# [What you should do]
Without altering anything, output the material below.

# [Data section]
————————
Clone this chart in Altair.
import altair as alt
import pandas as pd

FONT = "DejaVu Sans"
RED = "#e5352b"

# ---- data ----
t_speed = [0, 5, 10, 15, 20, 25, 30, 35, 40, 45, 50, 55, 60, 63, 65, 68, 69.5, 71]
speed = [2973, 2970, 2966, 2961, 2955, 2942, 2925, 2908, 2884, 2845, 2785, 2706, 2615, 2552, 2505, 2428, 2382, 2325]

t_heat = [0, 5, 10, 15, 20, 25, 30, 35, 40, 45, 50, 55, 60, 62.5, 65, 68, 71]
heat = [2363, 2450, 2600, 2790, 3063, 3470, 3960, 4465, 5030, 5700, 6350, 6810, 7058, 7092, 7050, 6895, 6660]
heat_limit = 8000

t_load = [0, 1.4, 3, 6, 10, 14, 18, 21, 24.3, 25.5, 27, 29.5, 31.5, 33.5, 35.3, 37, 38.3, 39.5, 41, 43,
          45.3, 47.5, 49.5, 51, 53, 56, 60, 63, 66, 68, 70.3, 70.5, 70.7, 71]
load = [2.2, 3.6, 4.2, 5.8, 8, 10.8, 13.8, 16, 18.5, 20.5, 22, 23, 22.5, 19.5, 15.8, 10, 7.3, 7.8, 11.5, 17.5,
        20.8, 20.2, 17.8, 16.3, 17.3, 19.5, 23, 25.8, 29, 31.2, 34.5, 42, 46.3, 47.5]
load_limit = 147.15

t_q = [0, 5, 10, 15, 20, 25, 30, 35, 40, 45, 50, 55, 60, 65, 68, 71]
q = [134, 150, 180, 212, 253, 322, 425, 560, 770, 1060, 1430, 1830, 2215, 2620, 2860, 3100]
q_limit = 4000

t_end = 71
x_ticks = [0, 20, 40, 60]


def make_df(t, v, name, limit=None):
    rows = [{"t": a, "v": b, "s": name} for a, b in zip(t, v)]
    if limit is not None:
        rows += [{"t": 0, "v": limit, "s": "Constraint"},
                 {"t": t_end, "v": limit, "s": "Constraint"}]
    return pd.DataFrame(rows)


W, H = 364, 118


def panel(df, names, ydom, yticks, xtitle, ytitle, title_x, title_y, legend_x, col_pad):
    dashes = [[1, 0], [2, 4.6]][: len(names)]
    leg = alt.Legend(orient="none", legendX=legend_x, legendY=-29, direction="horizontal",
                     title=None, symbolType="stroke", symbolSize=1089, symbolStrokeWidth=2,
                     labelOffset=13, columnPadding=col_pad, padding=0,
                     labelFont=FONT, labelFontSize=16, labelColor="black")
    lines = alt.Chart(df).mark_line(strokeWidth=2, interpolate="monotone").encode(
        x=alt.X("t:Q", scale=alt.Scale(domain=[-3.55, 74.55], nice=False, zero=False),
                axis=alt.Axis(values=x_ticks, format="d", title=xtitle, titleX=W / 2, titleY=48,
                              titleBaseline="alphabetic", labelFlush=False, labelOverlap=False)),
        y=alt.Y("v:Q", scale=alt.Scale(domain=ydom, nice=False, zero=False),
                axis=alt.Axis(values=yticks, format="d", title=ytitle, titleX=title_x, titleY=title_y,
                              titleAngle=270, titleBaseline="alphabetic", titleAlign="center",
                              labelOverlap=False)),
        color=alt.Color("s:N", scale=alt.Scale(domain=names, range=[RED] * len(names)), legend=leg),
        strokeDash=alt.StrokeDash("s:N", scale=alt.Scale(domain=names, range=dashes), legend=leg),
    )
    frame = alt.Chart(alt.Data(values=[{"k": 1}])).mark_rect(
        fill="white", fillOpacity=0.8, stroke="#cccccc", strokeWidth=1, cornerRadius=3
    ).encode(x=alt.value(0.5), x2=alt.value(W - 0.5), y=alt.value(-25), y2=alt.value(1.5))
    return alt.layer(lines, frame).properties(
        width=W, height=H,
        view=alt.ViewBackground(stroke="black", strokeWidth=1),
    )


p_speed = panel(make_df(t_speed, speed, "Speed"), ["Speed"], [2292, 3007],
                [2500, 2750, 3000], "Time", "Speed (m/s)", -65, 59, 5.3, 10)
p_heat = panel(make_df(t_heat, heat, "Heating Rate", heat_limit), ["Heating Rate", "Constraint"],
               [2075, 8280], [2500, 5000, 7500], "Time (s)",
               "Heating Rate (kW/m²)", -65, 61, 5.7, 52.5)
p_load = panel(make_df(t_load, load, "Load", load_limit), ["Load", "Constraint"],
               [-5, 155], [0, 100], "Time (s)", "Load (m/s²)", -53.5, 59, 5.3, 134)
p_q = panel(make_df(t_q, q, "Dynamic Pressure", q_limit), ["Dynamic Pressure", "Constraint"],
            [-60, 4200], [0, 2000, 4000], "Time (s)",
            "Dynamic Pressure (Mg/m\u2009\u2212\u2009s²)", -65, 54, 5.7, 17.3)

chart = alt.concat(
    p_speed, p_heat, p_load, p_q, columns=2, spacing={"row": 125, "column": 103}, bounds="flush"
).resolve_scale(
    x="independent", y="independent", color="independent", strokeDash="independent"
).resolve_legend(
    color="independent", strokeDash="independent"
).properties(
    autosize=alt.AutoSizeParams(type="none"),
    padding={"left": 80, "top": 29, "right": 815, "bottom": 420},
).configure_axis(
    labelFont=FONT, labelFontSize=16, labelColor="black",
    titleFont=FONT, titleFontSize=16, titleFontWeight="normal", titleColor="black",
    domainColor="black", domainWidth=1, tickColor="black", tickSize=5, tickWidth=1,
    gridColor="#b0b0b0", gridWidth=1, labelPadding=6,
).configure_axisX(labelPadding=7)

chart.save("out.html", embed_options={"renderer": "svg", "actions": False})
————————
# [Solution to this problem]
Clone this chart in Altair.
import altair as alt
import pandas as pd

FONT = "DejaVu Sans"
RED = "#e5352b"

# ---- data ----
t_speed = [0, 5, 10, 15, 20, 25, 30, 35, 40, 45, 50, 55, 60, 63, 65, 68, 69.5, 71]
speed = [2973, 2970, 2966, 2961, 2955, 2942, 2925, 2908, 2884, 2845, 2785, 2706, 2615, 2552, 2505, 2428, 2382, 2325]

t_heat = [0, 5, 10, 15, 20, 25, 30, 35, 40, 45, 50, 55, 60, 62.5, 65, 68, 71]
heat = [2363, 2450, 2600, 2790, 3063, 3470, 3960, 4465, 5030, 5700, 6350, 6810, 7058, 7092, 7050, 6895, 6660]
heat_limit = 8000

t_load = [0, 1.4, 3, 6, 10, 14, 18, 21, 24.3, 25.5, 27, 29.5, 31.5, 33.5, 35.3, 37, 38.3, 39.5, 41, 43,
          45.3, 47.5, 49.5, 51, 53, 56, 60, 63, 66, 68, 70.3, 70.5, 70.7, 71]
load = [2.2, 3.6, 4.2, 5.8, 8, 10.8, 13.8, 16, 18.5, 20.5, 22, 23, 22.5, 19.5, 15.8, 10, 7.3, 7.8, 11.5, 17.5,
        20.8, 20.2, 17.8, 16.3, 17.3, 19.5, 23, 25.8, 29, 31.2, 34.5, 42, 46.3, 47.5]
load_limit = 147.15

t_q = [0, 5, 10, 15, 20, 25, 30, 35, 40, 45, 50, 55, 60, 65, 68, 71]
q = [134, 150, 180, 212, 253, 322, 425, 560, 770, 1060, 1430, 1830, 2215, 2620, 2860, 3100]
q_limit = 4000

t_end = 71
x_ticks = [0, 20, 40, 60]


def make_df(t, v, name, limit=None):
    rows = [{"t": a, "v": b, "s": name} for a, b in zip(t, v)]
    if limit is not None:
        rows += [{"t": 0, "v": limit, "s": "Constraint"},
                 {"t": t_end, "v": limit, "s": "Constraint"}]
    return pd.DataFrame(rows)


W, H = 364, 118


def panel(df, names, ydom, yticks, xtitle, ytitle, title_x, title_y, legend_x, col_pad):
    dashes = [[1, 0], [2, 4.6]][: len(names)]
    leg = alt.Legend(orient="none", legendX=legend_x, legendY=-29, direction="horizontal",
                     title=None, symbolType="stroke", symbolSize=1089, symbolStrokeWidth=2,
                     labelOffset=13, columnPadding=col_pad, padding=0,
                     labelFont=FONT, labelFontSize=16, labelColor="black")
    lines = alt.Chart(df).mark_line(strokeWidth=2, interpolate="monotone").encode(
        x=alt.X("t:Q", scale=alt.Scale(domain=[-3.55, 74.55], nice=False, zero=False),
                axis=alt.Axis(values=x_ticks, format="d", title=xtitle, titleX=W / 2, titleY=48,
                              titleBaseline="alphabetic", labelFlush=False, labelOverlap=False)),
        y=alt.Y("v:Q", scale=alt.Scale(domain=ydom, nice=False, zero=False),
                axis=alt.Axis(values=yticks, format="d", title=ytitle, titleX=title_x, titleY=title_y,
                              titleAngle=270, titleBaseline="alphabetic", titleAlign="center",
                              labelOverlap=False)),
        color=alt.Color("s:N", scale=alt.Scale(domain=names, range=[RED] * len(names)), legend=leg),
        strokeDash=alt.StrokeDash("s:N", scale=alt.Scale(domain=names, range=dashes), legend=leg),
    )
    frame = alt.Chart(alt.Data(values=[{"k": 1}])).mark_rect(
        fill="white", fillOpacity=0.8, stroke="#cccccc", strokeWidth=1, cornerRadius=3
    ).encode(x=alt.value(0.5), x2=alt.value(W - 0.5), y=alt.value(-25), y2=alt.value(1.5))
    return alt.layer(lines, frame).properties(
        width=W, height=H,
        view=alt.ViewBackground(stroke="black", strokeWidth=1),
    )


p_speed = panel(make_df(t_speed, speed, "Speed"), ["Speed"], [2292, 3007],
                [2500, 2750, 3000], "Time", "Speed (m/s)", -65, 59, 5.3, 10)
p_heat = panel(make_df(t_heat, heat, "Heating Rate", heat_limit), ["Heating Rate", "Constraint"],
               [2075, 8280], [2500, 5000, 7500], "Time (s)",
               "Heating Rate (kW/m²)", -65, 61, 5.7, 52.5)
p_load = panel(make_df(t_load, load, "Load", load_limit), ["Load", "Constraint"],
               [-5, 155], [0, 100], "Time (s)", "Load (m/s²)", -53.5, 59, 5.3, 134)
p_q = panel(make_df(t_q, q, "Dynamic Pressure", q_limit), ["Dynamic Pressure", "Constraint"],
            [-60, 4200], [0, 2000, 4000], "Time (s)",
            "Dynamic Pressure (Mg/m\u2009\u2212\u2009s²)", -65, 54, 5.7, 17.3)

chart = alt.concat(
    p_speed, p_heat, p_load, p_q, columns=2, spacing={"row": 125, "column": 103}, bounds="flush"
).resolve_scale(
    x="independent", y="independent", color="independent", strokeDash="independent"
).resolve_legend(
    color="independent", strokeDash="independent"
).properties(
    autosize=alt.AutoSizeParams(type="none"),
    padding={"left": 80, "top": 29, "right": 815, "bottom": 420},
).configure_axis(
    labelFont=FONT, labelFontSize=16, labelColor="black",
    titleFont=FONT, titleFontSize=16, titleFontWeight="normal", titleColor="black",
    domainColor="black", domainWidth=1, tickColor="black", tickSize=5, tickWidth=1,
    gridColor="#b0b0b0", gridWidth=1, labelPadding=6,
).configure_axisX(labelPadding=7)

chart.save("out.html", embed_options={"renderer": "svg", "actions": False})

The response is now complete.